[Description of the task]
Below are entries; repeat exactly, and nothing else, the lines from the one holding "Write the Plotly.js code for this chart." through the one holding "const fs = 14.5;", inclusive. Leave the pictures out.

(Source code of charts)
>> begin

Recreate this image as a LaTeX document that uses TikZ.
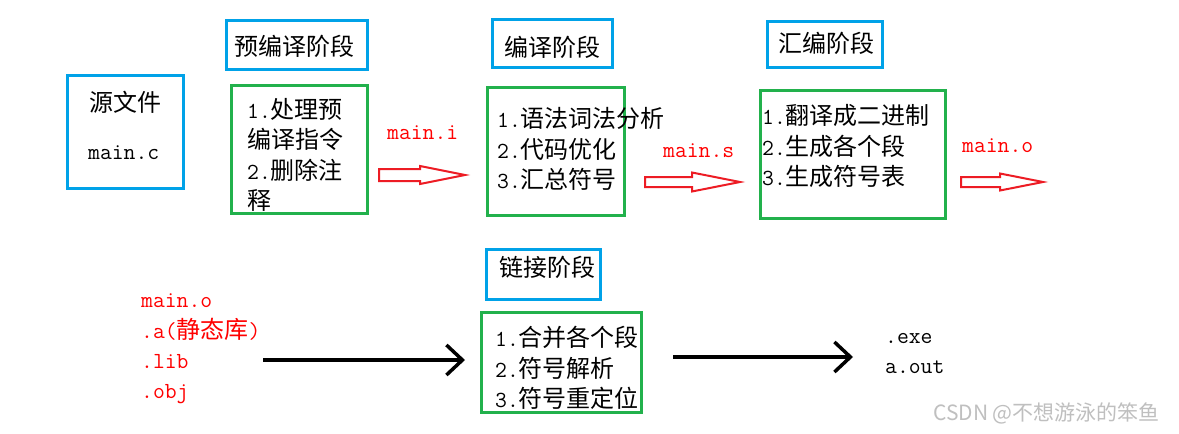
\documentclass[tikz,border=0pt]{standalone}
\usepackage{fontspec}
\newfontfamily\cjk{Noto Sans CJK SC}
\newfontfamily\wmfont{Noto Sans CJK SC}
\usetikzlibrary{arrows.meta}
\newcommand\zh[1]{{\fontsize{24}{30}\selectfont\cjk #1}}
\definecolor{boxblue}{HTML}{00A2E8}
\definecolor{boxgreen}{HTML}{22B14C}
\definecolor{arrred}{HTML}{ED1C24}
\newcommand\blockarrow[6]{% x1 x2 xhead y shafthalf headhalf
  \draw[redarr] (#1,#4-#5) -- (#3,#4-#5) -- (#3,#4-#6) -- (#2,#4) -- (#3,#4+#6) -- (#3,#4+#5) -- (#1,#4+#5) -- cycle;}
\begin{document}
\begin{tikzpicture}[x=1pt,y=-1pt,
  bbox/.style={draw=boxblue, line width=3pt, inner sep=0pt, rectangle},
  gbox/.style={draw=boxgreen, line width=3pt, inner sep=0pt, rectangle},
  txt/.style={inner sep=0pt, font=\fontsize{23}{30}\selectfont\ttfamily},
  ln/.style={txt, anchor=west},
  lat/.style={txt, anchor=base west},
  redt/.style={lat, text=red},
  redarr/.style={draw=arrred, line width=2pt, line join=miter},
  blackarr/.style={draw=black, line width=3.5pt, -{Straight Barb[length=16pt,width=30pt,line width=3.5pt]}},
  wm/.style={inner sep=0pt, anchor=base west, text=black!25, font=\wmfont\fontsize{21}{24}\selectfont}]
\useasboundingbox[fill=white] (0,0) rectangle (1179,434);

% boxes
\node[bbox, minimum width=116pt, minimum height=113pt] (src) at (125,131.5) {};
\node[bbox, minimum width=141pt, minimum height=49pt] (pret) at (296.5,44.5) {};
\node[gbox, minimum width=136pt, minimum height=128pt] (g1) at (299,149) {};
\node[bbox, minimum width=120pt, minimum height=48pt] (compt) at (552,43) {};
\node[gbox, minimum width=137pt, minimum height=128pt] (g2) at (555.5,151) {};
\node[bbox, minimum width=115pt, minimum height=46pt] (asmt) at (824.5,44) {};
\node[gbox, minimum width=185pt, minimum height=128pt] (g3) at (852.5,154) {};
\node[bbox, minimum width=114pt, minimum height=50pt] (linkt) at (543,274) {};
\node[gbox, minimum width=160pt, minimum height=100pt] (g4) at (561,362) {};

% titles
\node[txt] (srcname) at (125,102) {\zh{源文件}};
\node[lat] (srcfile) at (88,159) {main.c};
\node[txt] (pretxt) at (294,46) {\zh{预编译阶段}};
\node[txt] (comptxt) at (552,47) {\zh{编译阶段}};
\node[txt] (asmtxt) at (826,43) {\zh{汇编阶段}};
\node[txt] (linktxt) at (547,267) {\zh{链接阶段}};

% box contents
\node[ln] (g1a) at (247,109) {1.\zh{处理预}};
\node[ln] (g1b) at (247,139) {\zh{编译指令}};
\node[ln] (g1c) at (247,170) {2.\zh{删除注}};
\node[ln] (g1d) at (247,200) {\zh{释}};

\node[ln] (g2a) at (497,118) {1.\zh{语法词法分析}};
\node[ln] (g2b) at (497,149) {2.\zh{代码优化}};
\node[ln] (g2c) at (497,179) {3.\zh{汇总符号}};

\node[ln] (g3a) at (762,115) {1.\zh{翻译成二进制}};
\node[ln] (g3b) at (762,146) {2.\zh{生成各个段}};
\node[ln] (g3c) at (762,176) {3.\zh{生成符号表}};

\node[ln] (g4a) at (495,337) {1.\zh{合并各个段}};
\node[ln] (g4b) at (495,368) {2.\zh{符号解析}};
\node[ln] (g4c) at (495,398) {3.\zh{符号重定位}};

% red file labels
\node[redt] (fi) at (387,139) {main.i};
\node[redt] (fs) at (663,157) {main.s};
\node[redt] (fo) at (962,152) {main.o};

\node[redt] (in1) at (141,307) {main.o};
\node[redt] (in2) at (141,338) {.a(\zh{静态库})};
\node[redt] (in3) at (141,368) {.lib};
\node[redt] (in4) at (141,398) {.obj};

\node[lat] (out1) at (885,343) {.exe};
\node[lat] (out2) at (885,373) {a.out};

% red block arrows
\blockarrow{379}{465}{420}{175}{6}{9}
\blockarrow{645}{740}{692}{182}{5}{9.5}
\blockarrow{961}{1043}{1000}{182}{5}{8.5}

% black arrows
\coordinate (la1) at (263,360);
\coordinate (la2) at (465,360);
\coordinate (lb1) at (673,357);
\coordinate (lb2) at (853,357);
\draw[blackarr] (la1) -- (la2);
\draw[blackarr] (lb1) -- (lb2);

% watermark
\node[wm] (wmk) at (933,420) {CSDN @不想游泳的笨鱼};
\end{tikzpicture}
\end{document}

>> end
>> begin

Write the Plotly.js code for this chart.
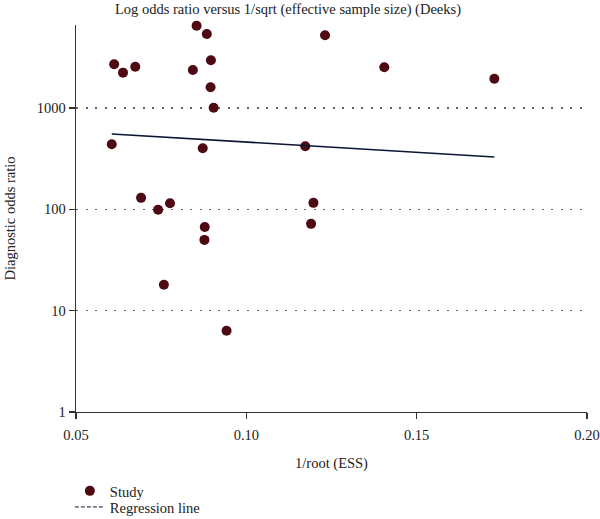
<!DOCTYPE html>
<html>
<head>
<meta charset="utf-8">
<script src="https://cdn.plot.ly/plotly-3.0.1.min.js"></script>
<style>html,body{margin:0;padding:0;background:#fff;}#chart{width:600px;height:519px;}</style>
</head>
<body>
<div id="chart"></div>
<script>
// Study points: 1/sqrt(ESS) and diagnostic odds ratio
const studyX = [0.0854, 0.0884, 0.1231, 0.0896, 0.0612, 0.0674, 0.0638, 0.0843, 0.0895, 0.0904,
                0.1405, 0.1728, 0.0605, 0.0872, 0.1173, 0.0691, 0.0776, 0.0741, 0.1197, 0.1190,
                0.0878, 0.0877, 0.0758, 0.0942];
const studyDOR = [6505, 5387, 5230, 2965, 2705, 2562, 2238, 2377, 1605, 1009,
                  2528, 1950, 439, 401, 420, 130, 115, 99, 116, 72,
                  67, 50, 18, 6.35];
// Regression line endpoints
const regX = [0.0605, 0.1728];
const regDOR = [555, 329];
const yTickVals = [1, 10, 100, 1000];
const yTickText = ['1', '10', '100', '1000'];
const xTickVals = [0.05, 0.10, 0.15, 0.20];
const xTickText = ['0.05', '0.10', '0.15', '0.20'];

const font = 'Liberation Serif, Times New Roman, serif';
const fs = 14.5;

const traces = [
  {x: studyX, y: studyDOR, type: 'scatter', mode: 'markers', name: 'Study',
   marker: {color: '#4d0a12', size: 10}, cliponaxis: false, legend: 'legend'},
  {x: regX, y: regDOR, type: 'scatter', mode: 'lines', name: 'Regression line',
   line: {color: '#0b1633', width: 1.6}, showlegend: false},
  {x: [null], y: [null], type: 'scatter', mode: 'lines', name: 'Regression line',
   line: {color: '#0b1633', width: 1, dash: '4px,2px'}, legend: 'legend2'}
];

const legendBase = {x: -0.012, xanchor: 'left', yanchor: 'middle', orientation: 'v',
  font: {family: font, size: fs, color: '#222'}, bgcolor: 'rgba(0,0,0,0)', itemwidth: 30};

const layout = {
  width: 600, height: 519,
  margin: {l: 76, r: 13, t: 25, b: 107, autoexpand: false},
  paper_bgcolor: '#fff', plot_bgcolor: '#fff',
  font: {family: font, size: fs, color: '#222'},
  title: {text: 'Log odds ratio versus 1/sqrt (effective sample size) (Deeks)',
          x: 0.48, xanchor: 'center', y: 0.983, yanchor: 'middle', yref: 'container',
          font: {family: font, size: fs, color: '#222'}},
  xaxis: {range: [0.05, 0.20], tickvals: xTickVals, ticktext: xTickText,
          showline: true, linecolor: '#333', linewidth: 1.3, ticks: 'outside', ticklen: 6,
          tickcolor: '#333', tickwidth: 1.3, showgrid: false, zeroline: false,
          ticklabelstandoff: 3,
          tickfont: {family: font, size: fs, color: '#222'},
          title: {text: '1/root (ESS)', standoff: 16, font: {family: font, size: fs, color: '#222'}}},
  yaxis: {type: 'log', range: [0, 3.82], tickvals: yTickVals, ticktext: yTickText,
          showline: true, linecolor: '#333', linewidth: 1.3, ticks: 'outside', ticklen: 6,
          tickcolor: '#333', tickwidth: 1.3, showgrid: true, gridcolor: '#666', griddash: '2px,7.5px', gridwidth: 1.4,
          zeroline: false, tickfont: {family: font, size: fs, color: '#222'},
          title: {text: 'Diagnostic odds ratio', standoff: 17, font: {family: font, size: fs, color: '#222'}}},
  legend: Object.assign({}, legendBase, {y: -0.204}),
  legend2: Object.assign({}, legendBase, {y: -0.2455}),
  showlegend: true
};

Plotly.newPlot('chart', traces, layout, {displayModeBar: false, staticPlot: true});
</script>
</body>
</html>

>> end

[Task answer]
Write the Plotly.js code for this chart.
<!DOCTYPE html>
<html>
<head>
<meta charset="utf-8">
<script src="https://cdn.plot.ly/plotly-3.0.1.min.js"></script>
<style>html,body{margin:0;padding:0;background:#fff;}#chart{width:600px;height:519px;}</style>
</head>
<body>
<div id="chart"></div>
<script>
// Study points: 1/sqrt(ESS) and diagnostic odds ratio
const studyX = [0.0854, 0.0884, 0.1231, 0.0896, 0.0612, 0.0674, 0.0638, 0.0843, 0.0895, 0.0904,
                0.1405, 0.1728, 0.0605, 0.0872, 0.1173, 0.0691, 0.0776, 0.0741, 0.1197, 0.1190,
                0.0878, 0.0877, 0.0758, 0.0942];
const studyDOR = [6505, 5387, 5230, 2965, 2705, 2562, 2238, 2377, 1605, 1009,
                  2528, 1950, 439, 401, 420, 130, 115, 99, 116, 72,
                  67, 50, 18, 6.35];
// Regression line endpoints
const regX = [0.0605, 0.1728];
const regDOR = [555, 329];
const yTickVals = [1, 10, 100, 1000];
const yTickText = ['1', '10', '100', '1000'];
const xTickVals = [0.05, 0.10, 0.15, 0.20];
const xTickText = ['0.05', '0.10', '0.15', '0.20'];

const font = 'Liberation Serif, Times New Roman, serif';
const fs = 14.5;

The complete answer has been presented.